2016年《办理毒品犯罪案件毒品提取、扣押、称量、取样和送检程序若干问题的规定》,对于毒品类的收集、保管、送检的过程,对法庭怎么质证、鉴真进行了非常规范的规定。说实话,在我接触到的不多的毒品类案件中,毒品类证据提取的程序性规定,好比电子类证据的程序性规定,如果严丝合缝地细究,很少有关于电子数据的提取完全满足相关规定的要求。对于毒品类案件可能也是这样。无论这个规定是立法超前还是我们的执法水平有限,或者是双方都有的问题,这个是我们可以讨论的。但我想说一点,我看了很多类似辩护词,都以这样的规定要求法院启动排非程序按“非法证据”予以排除,如果律师都这么做,恐怕是一个大大的误会。它不是一个非法证据排除的问题,而是同一性的问题。实物鉴真是一个关于证据真实性或者说客观性的问题;同一性问题,才是实物鉴真的问题。辩护路径的不同会产生不同的程序和后果,需要特别谨慎。
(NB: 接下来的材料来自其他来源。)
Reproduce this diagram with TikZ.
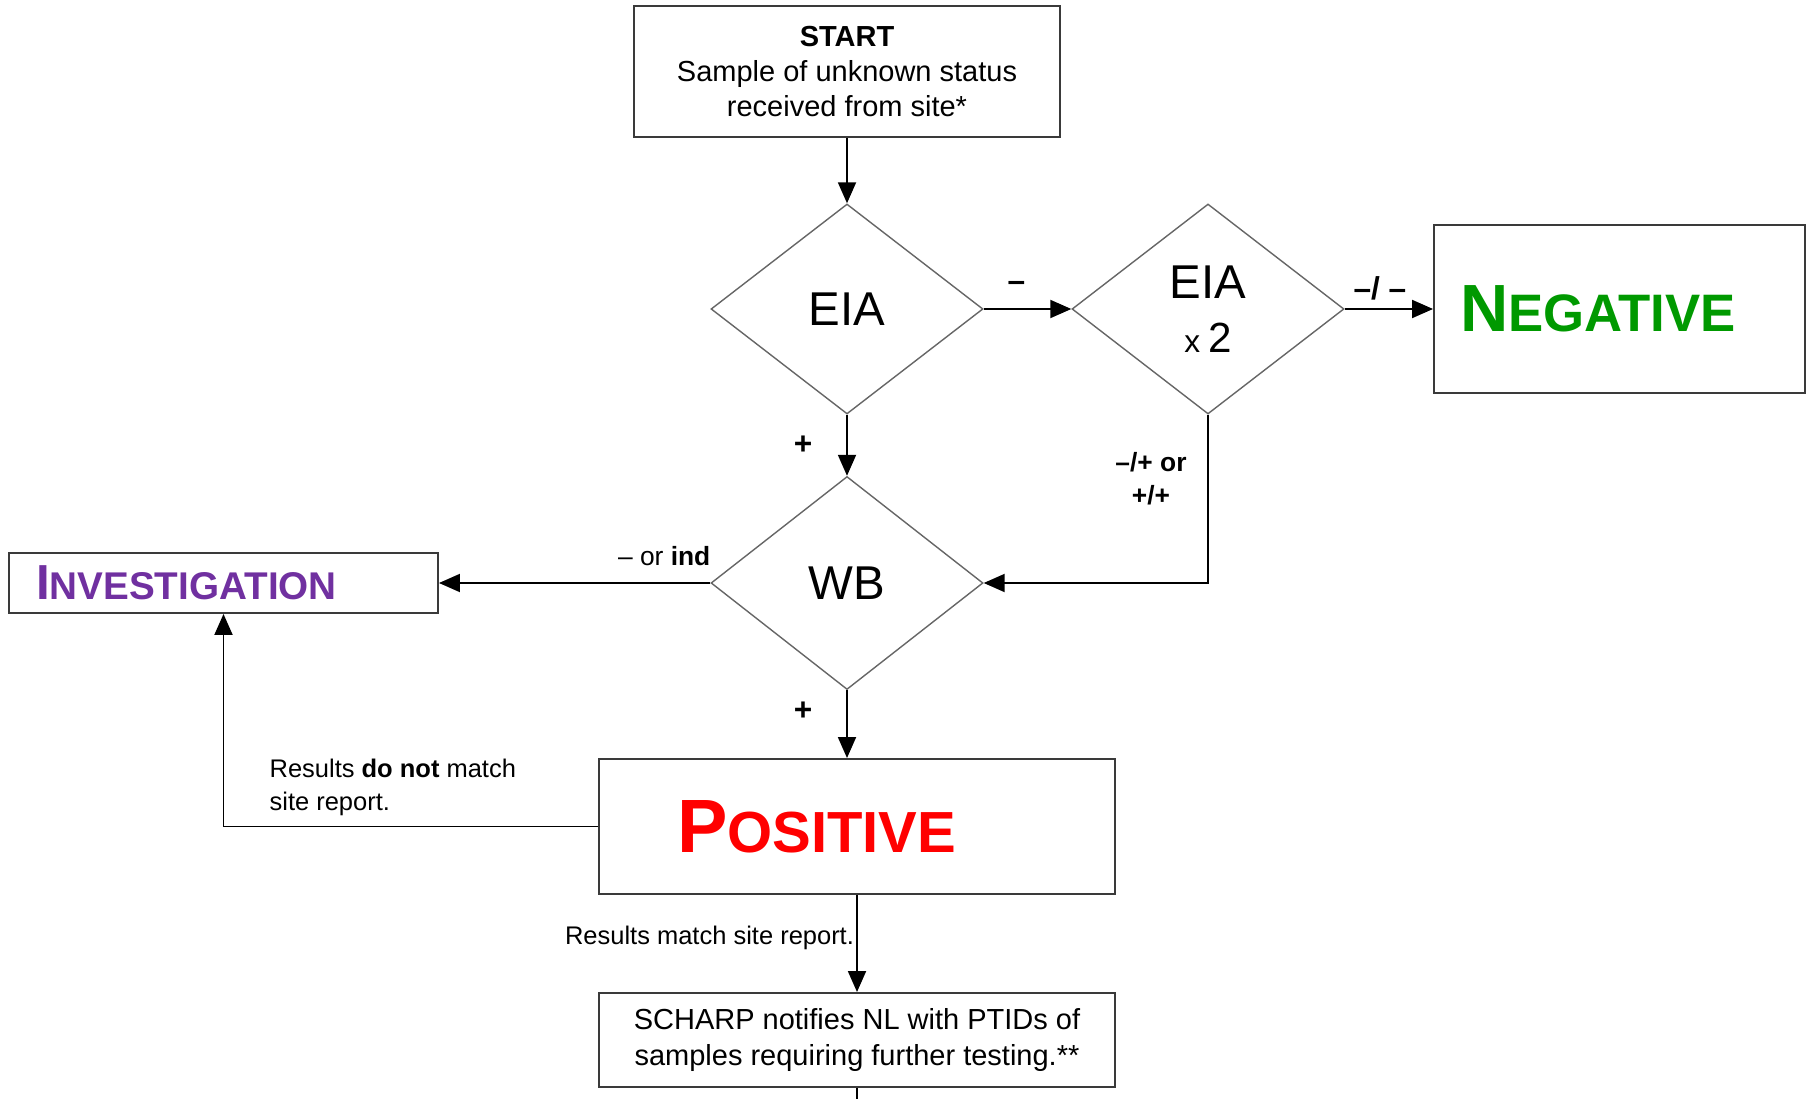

时间所限不展开了
第二个问题:技术侦查的分类探讨问题。
不同种类的技术侦查对于公民隐私权、通信秘密和通信自由的干预程度是有区别的。基于比例原则的考虑,应该是用宽严有度的程序,而不是说把所有的监控手段统统纳入技术侦查的范畴。如果没记错,技术侦查这个问题在欧洲人权法院有判决,比如说GPS定位对公民隐私权的侵犯比监听程度低,应该适用于更宽泛的原则,可以对记录监控、行踪监控设置相对宽松的程序。刚才陈卫东老师在开幕的时候也提到了,关于毒品类犯罪里面涉及大量技术侦查的问题,如果按照刑事诉讼法的规定,大家都按照形式上严格地要求,其实可能会过犹不及。技术侦查所规制的或者说所干涉的公民基本权利的对象不完全一样,这个可以在立法发展出不同类型的时候,我们做不同类型的讨论和区别。